Calculate the firm’s expected rate of return using your calculated expected dividend, growth rate, and the unadjusted price for April 30 of this year.
Constant-Growth Dividend Discount Model
You will be marked based on the following categories (equal weighting for each): Data (inclusion and accuracy), Sources (provided and clear), Calculations (properly done), Documentation (formulas and sample calculations provided for the calculations), and Presentation
For this section, you will use the constant-growth dividend discount model to estimate your company’s expected rate of return. You will assume that the company is attempting to achieve a constant growth rate with its dividends and calculate that growth rate. The growth rate plus the expected dividend yield will give the expected rate of return.
Historical Growth:
Data Required:
- Quarterly dividends per share paid by your company (in Canadian Dollars) for the period May 1, 2017 to April 30, 2022. Use the ex-dividend date (2 business days before the record date) as the date of the dividend. The date provided by Yahoo Finance is the ex-dividend date.

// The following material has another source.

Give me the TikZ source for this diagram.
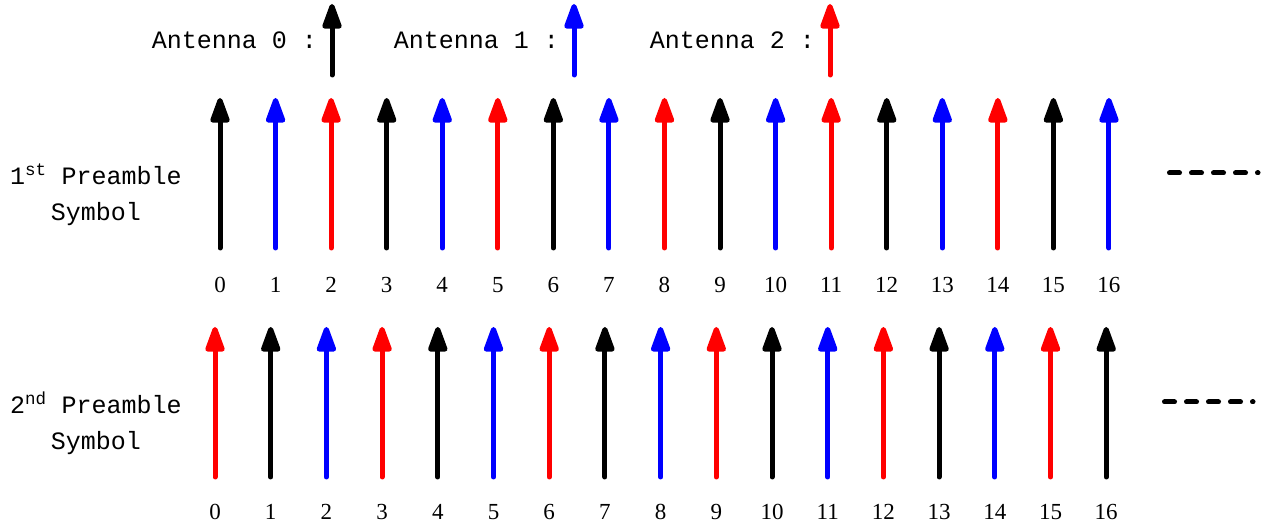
\documentclass[tikz,border=0pt]{standalone}
\usepackage{fontspec}
\setmonofont{Liberation Mono}
\setmainfont{Liberation Serif}
\usetikzlibrary{arrows.meta}
\tikzset{
	antarrow/.style={line width=5pt,line cap=round,-{Triangle[length=30pt,width=20pt,round=false]}},
	idx/.style={font=\fontsize{23}{26}\selectfont,inner sep=0pt},
	rowlabel/.style={font=\ttfamily\fontsize{25}{36}\selectfont,align=center,inner sep=0pt},
	legend/.style={font=\ttfamily\fontsize{25}{30}\selectfont,inner sep=0pt,anchor=east},
	more/.style={line width=5pt,line cap=round,dash pattern=on 10pt off 12pt}
}
\begin{document}
\begin{tikzpicture}[x=1pt,y=1pt]
	\useasboundingbox (0,0) rectangle (1276,524);
	% legend
	\foreach \a/\col/\xa in {0/black/332,1/blue/574,2/red/830} {
		\coordinate (lb\a) at (\xa,449);
		\coordinate (lt\a) at (\xa,520);
		\draw[antarrow,\col] (lb\a) -- (lt\a);
		\node[legend] (lg\a) at ([xshift=-15pt]\xa,484) {Antenna \a\ :};
	}
	% row labels
	\node[rowlabel] (sym1) at (96,329) {1\textsuperscript{st} Preamble\\Symbol};
	\node[rowlabel] (sym2) at (96,101) {2\textsuperscript{nd} Preamble\\Symbol};
	% 1st preamble symbol
	\foreach \k in {0,...,16} {
		\pgfmathtruncatemacro{\c}{mod(\k,3)}
		\ifcase\c \def\col{black}\or \def\col{blue}\or \def\col{red}\fi
		\coordinate (b1-\k) at (220+55.56*\k,276);
		\coordinate (t1-\k) at (220+55.56*\k,426);
		\draw[antarrow,\col] (b1-\k) -- (t1-\k);
		\node[idx] (n1-\k) at (220+55.56*\k,239) {\k};
	}
	% 2nd preamble symbol
	\foreach \k in {0,...,16} {
		\pgfmathtruncatemacro{\c}{mod(\k+2,3)}
		\ifcase\c \def\col{black}\or \def\col{blue}\or \def\col{red}\fi
		\coordinate (b2-\k) at (215+55.7*\k,47);
		\coordinate (t2-\k) at (215+55.7*\k,197);
		\draw[antarrow,\col] (b2-\k) -- (t2-\k);
		\node[idx] (n2-\k) at (215+55.7*\k,12) {\k};
	}
	% continuation
	\coordinate (d1s) at (1169.5,351);
	\coordinate (d1e) at (1258,351);
	\coordinate (d2s) at (1164.5,122);
	\coordinate (d2e) at (1253,122);
	\draw[more] (d1s) -- (d1e);
	\draw[more] (d2s) -- (d2e);
\end{tikzpicture}
\end{document}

- A good source is the company’s website although the reported dividends may not have been adjusted for splits, so you will have to make the adjustment.
- Another good source is Yahoo Finance Canada (https://ca.finance.yahoo.com/) but it sometimes misses dividends, double lists dividends, or records them incorrectly, so it is best to verify by checking the company’s website.
- Only the regular quarterly dividends should be included. Do not include any extra or special dividends.
- The April 30, 2022 closing stock price for your company.
- This can be found on Yahoo Finance Canada (https://ca.finance.yahoo.com/), the Toronto Stock Exchange (https://www.tsx.com), or many other financial websites
Calculations:
- Calculate the annual dividends that your company paid. Sum the four quarterly dividends paid between May of one year and April of the next year for each of the 5 years of data you have collected.
- In some cases the company may have changed its dividend payment dates so that you may get a year with 5 dividends and/or a year with 3 dividends. You may need to make an adjustment so that you are always working with 4 dividends (i.e., move April up to May, or May back to April).
- Some companies may have paid extra dividends. This will appear either as an added dividend payment or as an extra-large dividend that has been lumped with the regular dividend. If it looks like this has happened with your company you will need to check the appropriate annual report to determine if it was an extra or special dividend, in which case you should not include it in your calculations (but do still show it in your data and make a note that it was an extra dividend).
- Make sure your data have been adjusted for splits. If you see the dividends have suddenly dropped by a large amount, it is likely that there has been a split and you will need to make an adjustment (for example, if there was a 2-for-1 split, you will need to divide all the dividends prior to the split by 2).
- Calculate the annual growth rates of the dividends (i.e., the percentage change in annual dividends from one year to the next).
- Calculate the average of your 4 annual growth rates. This is your value for g.
- Estimate the total dividends that will be paid between May of this year and April of next year, assuming that the firm maintains its current average annual growth rate.
- Calculate the firm’s expected rate of return using your calculated expected dividend, growth rate, and the unadjusted price for April 30 of this year.